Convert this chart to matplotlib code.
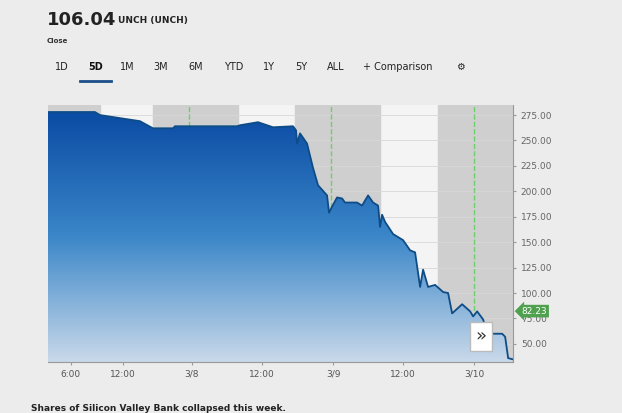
import numpy as np
import matplotlib.pyplot as plt
from matplotlib.patches import Polygon
from matplotlib.colors import LinearSegmentedColormap

# position along the session timeline (chart units) and price
t = [48, 95, 100, 120, 140, 153, 173, 175, 237, 240, 258, 273, 293, 296, 297, 300, 307,
     313, 318, 327, 329, 332, 337, 342, 345, 357, 362, 368, 373, 378, 380, 382, 385, 393,
     403, 410, 415, 420, 423, 428, 435, 443, 448, 452, 462, 470, 473, 477, 483, 487, 502,
     505, 508, 512]
price = [278, 278, 275, 272, 269, 262, 262, 264, 264, 265, 268, 263, 264, 260, 247, 257, 247,
         223, 206, 196, 179, 185, 194, 193, 189, 189, 186, 196, 189, 186, 165, 177, 170, 158,
         152, 142, 140, 106, 123, 106, 108, 101, 100, 80, 89, 82, 77, 82, 74, 60, 60,
         57, 36, 35]
tick_pos = [71, 123, 192, 262, 333, 403, 474]
tick_lab = ["6:00", "12:00", "3/8", "12:00", "3/9", "12:00", "3/10"]
y_ticks = [50, 75, 100, 125, 150, 175, 200, 225, 250, 275]
gray_bands = [(48, 100), (153, 238), (295, 380), (438, 513)]
day_lines = [189, 331, 474]
last_price = 82.23

fig = plt.figure(figsize=(6.22, 4.13), dpi=100)
fig.patch.set_facecolor("#ececec")
ax = fig.add_axes([0.077, 0.123, 0.748, 0.623])
ax.set_facecolor("#f4f4f4")
ymin, ymax = 32, 285
ax.set_xlim(48, 513)
ax.set_ylim(ymin, ymax)

for a, b in gray_bands:
    ax.axvspan(a, b, color="#cfcfcf", zorder=0)
for x in day_lines:
    ax.axvline(x, color="#6ccf6c", lw=1, ls="--", zorder=1)
for y in y_ticks:
    ax.axhline(y, color="#d8d8d8", lw=0.6, zorder=0.5)

cmap = LinearSegmentedColormap.from_list("g", ["#c9d9ea", "#3a86c8", "#0a4aa3"])
grad = np.linspace(0, 1, 256).reshape(-1, 1)
im = ax.imshow(grad, cmap=cmap, origin="lower", aspect="auto",
               extent=[48, 513, ymin, 280], zorder=2)
poly = Polygon(list(zip(t, price)) + [(t[-1], ymin), (t[0], ymin)],
               closed=True, transform=ax.transData)
im.set_clip_path(poly)
ax.plot(t, price, color="#0d4c86", lw=1.3, zorder=3)

ax.yaxis.tick_right()
ax.set_yticks(y_ticks)
ax.set_yticklabels([f"{v:.2f}" for v in y_ticks], fontsize=6.5, color="#666666")
ax.set_xticks(tick_pos)
ax.set_xticklabels(tick_lab, fontsize=6.5, color="#555555")
ax.tick_params(length=2, color="#999999")
for s in ["top", "left"]:
    ax.spines[s].set_visible(False)
ax.spines["right"].set_color("#999999")
ax.spines["bottom"].set_color("#999999")

ax.annotate(f"{last_price:.2f}", xy=(1.0, last_price), xycoords=("axes fraction", "data"),
            xytext=(6, 0), textcoords="offset points", fontsize=6.5, color="white",
            va="center", bbox=dict(boxstyle="larrow,pad=0.2", fc="#4fa04f", ec="none"))
ax.text(0.93, 0.1, "»", transform=ax.transAxes, fontsize=13, color="#333333",
        ha="center", va="center", zorder=4,
        bbox=dict(boxstyle="square,pad=0.3", fc="white", ec="#bbbbbb"))

fig.text(0.075, 0.94, "106.04", fontsize=13, weight="bold", color="#222222")
fig.text(0.19, 0.945, "UNCH (UNCH)", fontsize=6.5, weight="bold", color="#222222")
fig.text(0.075, 0.895, "Close", fontsize=5, weight="bold", color="#333333")
btns = ["1D", "5D", "1M", "3M", "6M", "YTD", "1Y", "5Y", "ALL", "+ Comparison", "⚙"]
bx = [0.1, 0.153, 0.205, 0.258, 0.315, 0.375, 0.433, 0.485, 0.54, 0.64, 0.74]
for x, b in zip(bx, btns):
    fig.text(x, 0.83, b, fontsize=7, ha="center", color="#222222" if b != "5D" else "#111111",
             weight="bold" if b == "5D" else "normal")
fig.add_artist(plt.Line2D([0.128, 0.178], [0.805, 0.805], color="#1a4f8a", lw=2))
fig.text(0.05, 0.005, "Shares of Silicon Valley Bank collapsed this week.", fontsize=6.5,
         weight="bold", color="#222222")

fig.savefig("out.png", dpi=100, facecolor=fig.get_facecolor())
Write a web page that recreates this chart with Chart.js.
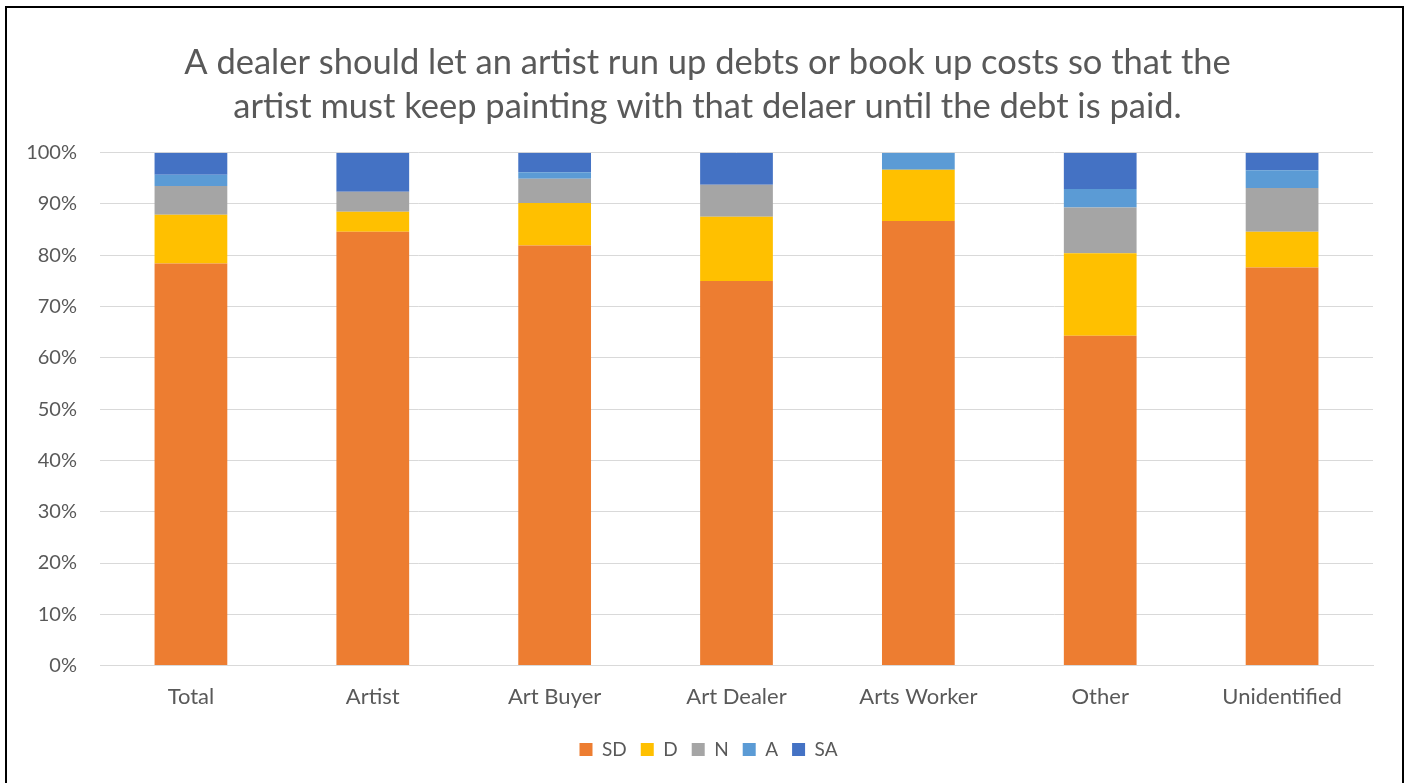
<!DOCTYPE html>
<html>
<head>
<meta charset="utf-8">
<script src="https://cdn.jsdelivr.net/npm/chart.js@4/dist/chart.umd.min.js"></script>
<style>
  body { margin: 0; background: #fff; }
  #wrap { position: absolute; left: 0; top: 0; width: 1406px; height: 783px; }
  #frame { position: absolute; left: 5px; top: 6px; width: 1395px; height: 800px; border: 2px solid #000; pointer-events: none; }
</style>
</head>
<body>
<div id="wrap"><canvas id="chart"></canvas></div>
<div id="frame"></div>
<script>
const categories = ['Total', 'Artist', 'Art Buyer', 'Art Dealer', 'Arts Worker', 'Other', 'Unidentified'];
const sd = [78.4, 84.6, 81.9, 75.0, 86.7, 64.3, 77.6];
const d  = [9.5, 3.9, 8.3, 12.5, 10.0, 16.1, 7.0];
const n  = [5.6, 3.9, 4.7, 6.25, 0, 8.9, 8.5];
const a  = [2.2, 0, 1.3, 0, 3.3, 3.6, 3.5];
const sa = [4.3, 7.6, 3.8, 6.25, 0, 7.1, 3.4];

const textColor = '#595959';
const gridColor = '#d9d9d9';
const font = 'Lato';

function series(label, data, color) {
    return {
        label: label,
        data: data,
        backgroundColor: color,
        borderWidth: 0,
        barPercentage: 0.4,
        categoryPercentage: 1.0
    };
}

// title and legend sit centred on the whole frame, not on the padded area
const centreShift = {
    id: 'centreShift',
    afterLayout(chart) {
        chart.titleBlock.left += 11;
        chart.titleBlock.right += 11;
        chart.legend.left += 12;
        chart.legend.right += 12;
    }
};

const ctx = document.getElementById('chart');
new Chart(ctx, {
    type: 'bar',
    data: {
        labels: categories,
        datasets: [
            series('SD', sd, '#ED7D31'),
            series('D', d, '#FFC000'),
            series('N', n, '#A5A5A5'),
            series('A', a, '#5B9BD5'),
            series('SA', sa, '#4472C4')
        ]
    },
    options: {
        responsive: true,
        maintainAspectRatio: false,
        animation: false,
        layout: { padding: { left: 20, right: 33, top: 40, bottom: 14 } },
        plugins: {
            title: {
                display: true,
                text: ['A dealer should let an artist run up debts or book up costs so that the',
                       'artist must keep painting with that delaer until the debt is paid.'],
                color: textColor,
                font: { family: font, size: 34.5, weight: 'normal', lineHeight: 1.3 },
                padding: { top: 0, bottom: 23 }
            },
            legend: {
                position: 'bottom',
                labels: {
                    color: textColor,
                    font: { family: font, size: 19 },
                    boxWidth: 13,
                    boxHeight: 13,
                    padding: 14
                }
            },
            tooltip: { enabled: false }
        },
        scales: {
            x: {
                stacked: true,
                afterFit: function(scale) {
                    scale.height += 6;
                },
                grid: { display: false },
                border: { color: gridColor },
                ticks: { color: textColor, font: { family: font, size: 22 }, padding: 10 }
            },
            y: {
                stacked: true,
                min: 0,
                max: 100,
                afterFit: function(scale) {
                    scale.width = 80;
                },
                grid: { color: gridColor, drawTicks: false },
                border: { display: false },
                ticks: {
                    stepSize: 10,
                    color: textColor,
                    font: { family: font, size: 20 },
                    padding: 23,
                    callback: function(value) {
                        return value + '%';
                    }
                }
            }
        }
    },
    plugins: [centreShift]
});
</script>
</body>
</html>
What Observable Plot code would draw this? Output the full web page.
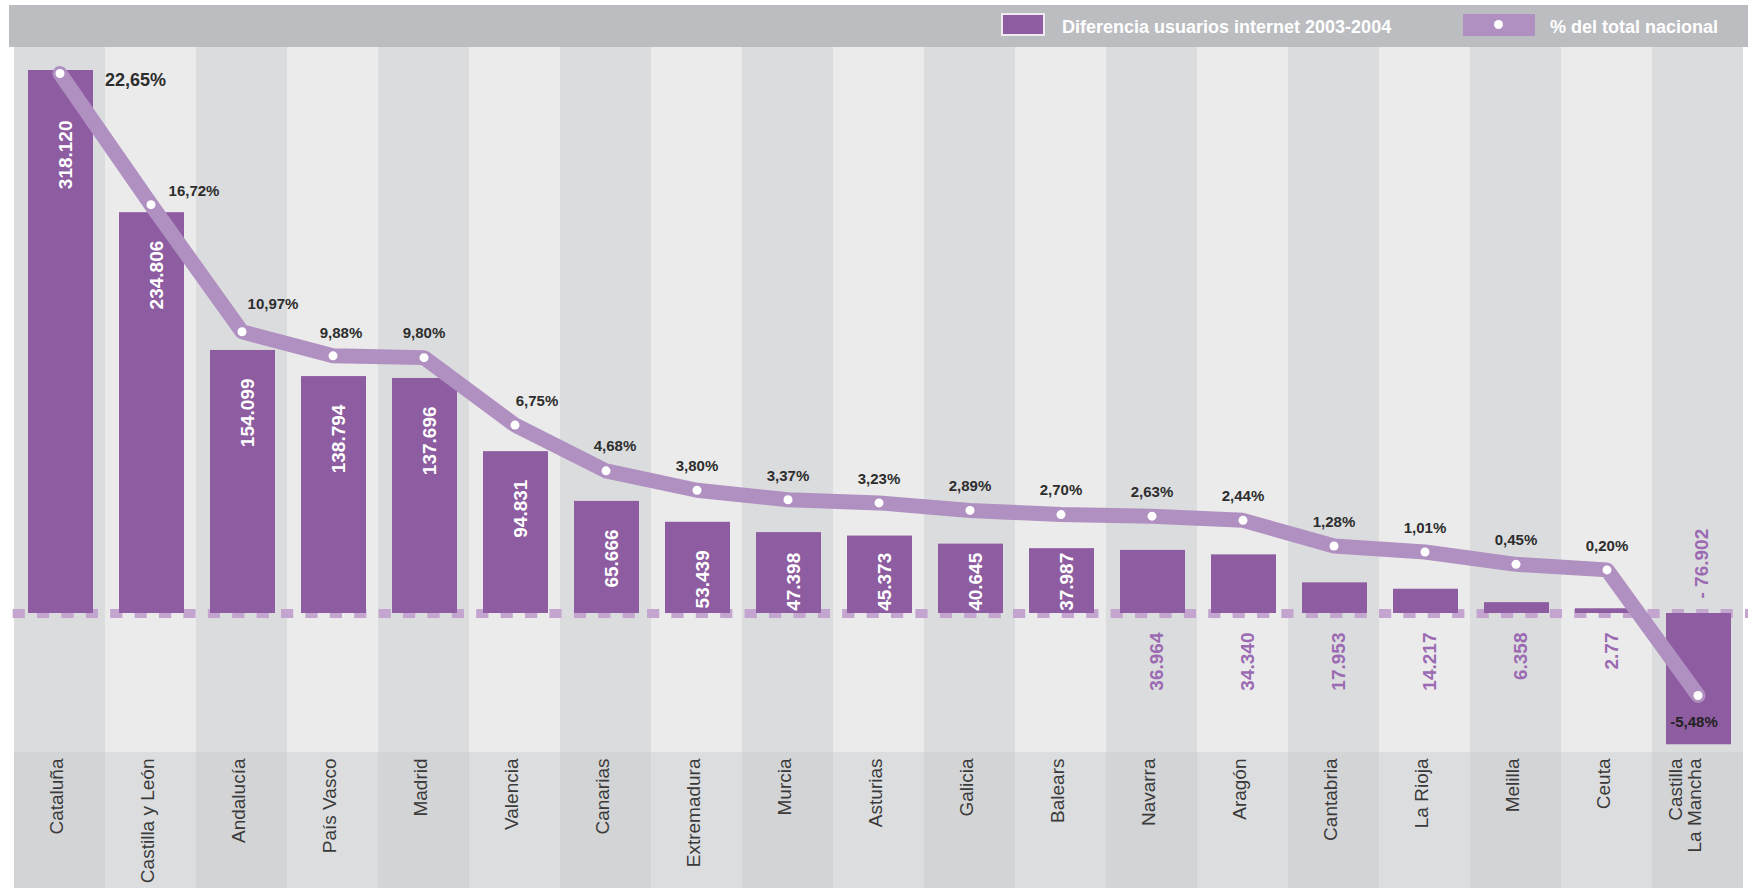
<!DOCTYPE html>
<html><head><meta charset="utf-8">
<script src="https://cdn.jsdelivr.net/npm/d3@7"></script>
<script src="https://cdn.jsdelivr.net/npm/@observablehq/plot@0.6"></script>
<style>
html,body{margin:0;padding:0;background:#fff;overflow:hidden;}
#wrap{position:relative;width:1748px;height:888px;font-family:"Liberation Sans",Arial,Helvetica,sans-serif;}
#header{position:absolute;left:9px;top:5px;width:1739px;height:42px;background:#bcbdc1;}
.lg{position:absolute;color:#fff;font-weight:bold;font-size:18px;line-height:20px;top:12px;white-space:nowrap;}
.sw1{position:absolute;left:992px;top:8px;width:40px;height:19px;background:#8e5ca0;border:2px solid #eeeaf0;}
.sw2{position:absolute;left:1454px;top:9px;width:72px;height:22px;background:#b08fc1;}
.sw2 i{position:absolute;left:31px;top:6px;width:9px;height:9px;border-radius:50%;background:#fff;}
#chart{position:absolute;left:0;top:47px;}
</style>
</head>
<body>
<div id="wrap">
  <div id="header">
    <div class="sw1"></div>
    <div class="lg" style="left:1053px">Diferencia usuarios internet 2003-2004</div>
    <div class="sw2"><i></i></div>
    <div class="lg" style="left:1541px">% del total nacional</div>
  </div>
  <div id="chart"></div>
</div>
<script>
// ---- data ----
const regions = ["Cataluña","Castilla y León","Andalucía","País Vasco","Madrid","Valencia","Canarias","Extremadura","Murcia","Asturias","Galicia","Balears","Navarra","Aragón","Cantabria","La Rioja","Melilla","Ceuta","Castilla\nLa Mancha"];
const usersDiff = [318120,234806,154099,138794,137696,94831,65666,53439,47398,45373,40645,37987,36964,34340,17953,14217,6358,2770,-76902];
const usersDiffText = ["318.120","234.806","154.099","138.794","137.696","94.831","65.666","53.439","47.398","45.373","40.645","37.987","36.964","34.340","17.953","14.217","6.358","2.77","- 76.902"];
const pctNational = [22.65,16.72,10.97,9.88,9.80,6.75,4.68,3.80,3.37,3.23,2.89,2.70,2.63,2.44,1.28,1.01,0.45,0.20,-5.48];

// scale extents (left axis) and secondary-axis calibration for the % line
const yDomain = [-81434, 331595];
const pctOffset = 22966, pctUnit = 12953;

const data = regions.map((r, i) => ({
  i, region: r, value: usersDiff[i], text: usersDiffText[i], pct: pctNational[i],
  pctText: pctNational[i].toFixed(2).replace(".", ",") + "%"
}));
const pctY = d => pctOffset + pctUnit * d.pct;

const pctLabel = (idx, opts) => Plot.text(data.filter(d => idx.includes(d.i)), {
  x: "region", y: pctY, text: "pctText", fill: "#2e2e2e", fontSize: 15, fontWeight: "bold", ...opts
});
const insideLabel = (filter, opts) => Plot.text(data.filter(filter), {
  x: "region", y: d => Math.max(d.value, 52000), text: "text", rotate: -90, textAnchor: "end",
  dx: 6, fill: "white", fontSize: 19, fontWeight: "bold", ...opts
});

const chart = Plot.plot({
  width: 1748, height: 841,
  marginTop: 0, marginBottom: 136, marginLeft: 9, marginRight: 0,
  style: {fontFamily: "'Liberation Sans', Arial, Helvetica, sans-serif", background: "transparent"},
  x: {domain: regions, padding: 0, axis: null},
  y: {domain: yDomain, axis: null},
  color: {type: "identity"},
  marks: [
    Plot.cell(data, {x: "region", fill: d => d.i % 2 ? "#eaebea" : "#dbdcde"}),
    Plot.barY(data, {x: "region", y1: yDomain[0], y2: yDomain[0], insetBottom: -136, fill: d => d.i % 2 ? "#dcdddf" : "#d3d4d6"}),
    Plot.ruleY([0], {stroke: "#c3a5d0", strokeWidth: 9, strokeDasharray: "12.2,12.2", strokeDashoffset: 20.8}),
    Plot.barY(data, {x: "region", y: "value", fill: "#8e5ca0", insetLeft: 14, insetRight: 12}),
    Plot.line(data, {x: "region", y: pctY, stroke: "#b08fc1", strokeWidth: 15, strokeLinejoin: "round", strokeLinecap: "round"}),
    Plot.dot(data, {x: "region", y: pctY, r: 4.5, fill: "white"}),
    // values inside bars
    insideLabel(d => d.i === 0, {dy: 50}),
    insideLabel(d => d.i > 0 && d.value > 37500, {dy: 28}),
    // small positive values below zero line
    Plot.text(data.filter(d => d.value > 0 && d.value <= 37500), {x: "region", y: 0, text: "text", rotate: -90, textAnchor: "end", dy: 19, dx: 5, fill: "#9b6ab2", fontSize: 19, fontWeight: "bold"}),
    // negative value above zero line
    Plot.text(data.filter(d => d.value < 0), {x: "region", y: 0, text: "text", rotate: -90, textAnchor: "start", dy: -15, dx: 4, fill: "#9b6ab2", fontSize: 19, fontWeight: "bold"}),
    // percent labels
    pctLabel([0], {textAnchor: "start", dx: 45, dy: 7, fontSize: 18}),
    pctLabel([1], {dx: 43, dy: -13}),
    pctLabel([2], {dx: 31, dy: -28}),
    pctLabel([3], {dx: 8, dy: -23}),
    pctLabel([5], {dx: 22, dy: -24}),
    pctLabel([6], {dx: 9, dy: -25}),
    pctLabel([4,7,8,9,10,11,12,13,14,15,16,17], {dx: 0, dy: -24}),
    pctLabel([18], {dx: -4, dy: 27, fill: "#222"}),
    // category labels
    Plot.text(data, {x: "region", frameAnchor: "bottom", text: "region", rotate: -90, textAnchor: "end", dy: 6, dx: 3, fill: "#3a3a3a", fontSize: 19})
  ]
});
document.getElementById("chart").appendChild(chart);
</script>
</body></html>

------------------------------------------------------------

[Task requirements] Your task is to repeat the opening line of the entries above and each line after it, ending with the line that has "from matplotlib.colors import". Do not include the pictures.

[Output for this task]
Convert this chart to matplotlib code.
import numpy as np
import matplotlib.pyplot as plt
from matplotlib.patches import Polygon
from matplotlib.colors import LinearSegmentedColormap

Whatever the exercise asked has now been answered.